When the helpers need help

By Kamila Hyat
December 27, 2018

The Punjab Assembly has finally put in place a law aimed at protecting the rights of domestic workers who have yet to be covered by any labour laws.

The Domestic Workers Bill 2018 also focuses on child domestic workers, making it a criminal offence to employ a child under the age of 15 as household help and a crime punishable by a tougher fine and possible imprisonment to employ a child under the age of 12. The law follows a Lahore High Court ruling that ordered legislation to be put in place to protect underage domestic workers.

The attention directed towards the plight of millions who toil in our homes, often as virtual slaves and with no checks on work hours or the kind of duties they must perform, is welcome. But we are also aware that implementation is likely to be extremely limited in this regard.

This has also been a partial problem in countries like Kenya where a strongly-worded law to protect domestic workers was put in place in 2011, specifying the minimum salary they could be paid in cities, towns or smaller areas. This law has been reinforced by the fact that domestic workers in Kenya, where thousands of people work as nannies, gardeners, maids, cooks or other similar positions, have been able to form a remarkably powerful union alongside those who work in similar professions. This is what we need in our country as well, even though the notion of an ‘underling’ standing up to his ‘master’ is almost alien in our society.

This is tragic. It creates the terrible gulf that exists between the rich and the poor, literally dividing them into zones that cannot be crossed. The deliberate weakening and breaking down of labour unions since the 1980s, and even before that, doesn’t help matters. This rings true for other professions as well and continues to be the case in many workplaces, with people being dismissed and having no means to defend themselves against actions taken unilaterally by employers.

It is also essential that the police and members of the local administration are made aware of their duty to protect domestic workers, who must be called “staff” and not servants under the new law. This is a difficult task.

The police, as we all know, tend to side with the powerful and the law has practically lost much of its meaning in our country. A remedy needs to be found. But that remedy doesn’t lie in legal action alone. It is the lack of education among domestic workers, especially women and girls; the poverty of their families enhanced by the lack of family planning; the willingness of the wealthy to take maximum advantage of the weak; and the widespread cultural notion that some citizens are somehow inferior to others based on their background or their parentage contributes to this situation.

In the first place, we need to campaign against the most evil offence of all: the exploitation of child workers. There are many child domestic workers employed in households, often to look after children barely a few years younger than themselves. It is easy to bully children sent to work by desperate parents, who are themselves seen as guilty of failing to protect them. They cannot be exonerated simply because they are poor.

Children also work for lower wages and can be forced to toil for more than 16 hours a day. The eight-hour restriction, laid down by the new law, would be an alien notion in many, perhaps most, homes in our country. So would the payment of overtime underlined by the law.
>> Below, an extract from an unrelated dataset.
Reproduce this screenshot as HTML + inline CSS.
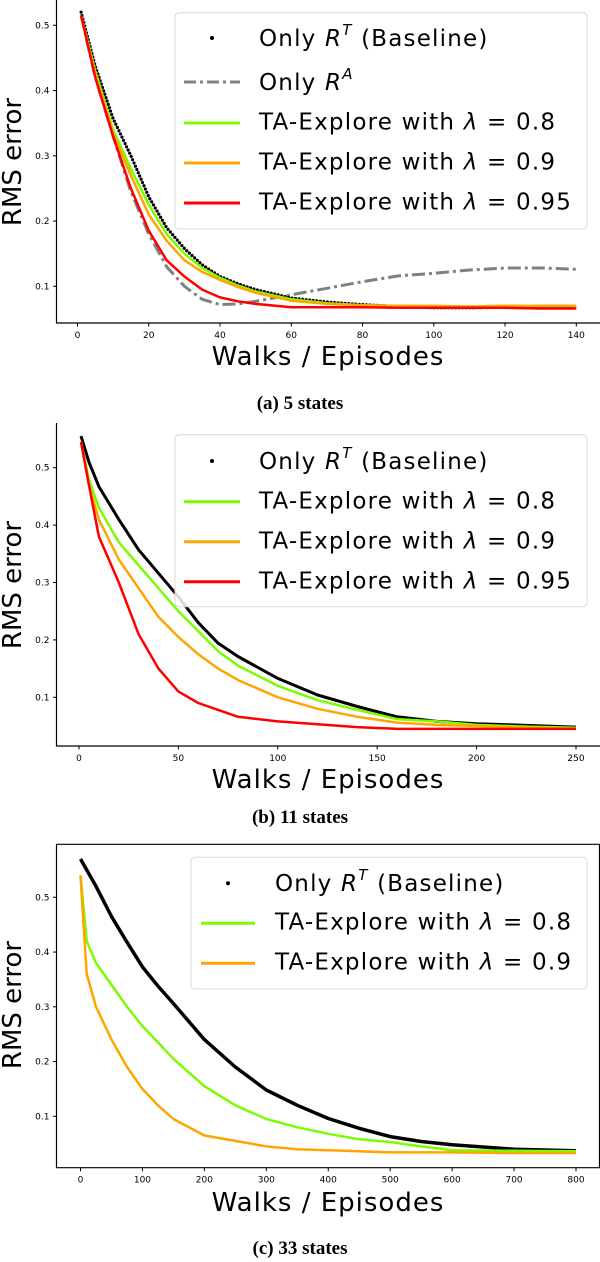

Given that child workers have died in homes where they work or suffered brutal injury, rape, torture or severe violence, they need to be rescued on an urgent basis.

The means to achieve this cannot lie with just framing a law itself. This action by the Punjab Assembly needs to be backed by a mass awareness campaign, which reaches schools, mosques, workplaces, the media and all other places where opinions are formed. People need to be made aware of the toll that work takes on children, including their own maids, houseboys, gardeners or other domestic helpers.

Perhaps most crucially of all, they need to understand that these people, who are often looked down upon in society, are essentially their equals. They lack only in the fact that they haven’t been granted the same opportunity. Over the last few years, we have also seen a social media campaign ‘outing’ families that employ child workers, with pictures being uploaded on Facebook and other websites of maids standing and watching as a family eats at a restaurant.

The controversy surrounding these pictures has sometimes involved privacy issues. This is an important matter to consider. But as citizens all of us need to speak out when we see a child at work in a house and find ways to make our disapproval clear if we believe it isn’t the right thing to do.

It is only when laws are backed by social change and the manner in which we think is reset that any real societal change can come about. This is one of the hardest things to achieve. It often takes years, decades or even centuries. For instance, racism against African-Americans lives on in the US despite the movements and laws introduced in the 1960s.

Many among our ‘upper class’, if they were to give true answers to questions, would say that they believe the poor are somehow inferior in terms of intellect and in other terms, and therefore don’t deserve to be treated with equal respect or understanding. There are many comments flung around about dishonest maids or incompetent domestic workers. But few white-collar workers talk about corruption in the workplace or the wrongdoing that they commit when they place gas compressors to steal fuel or illegally tap into a power line.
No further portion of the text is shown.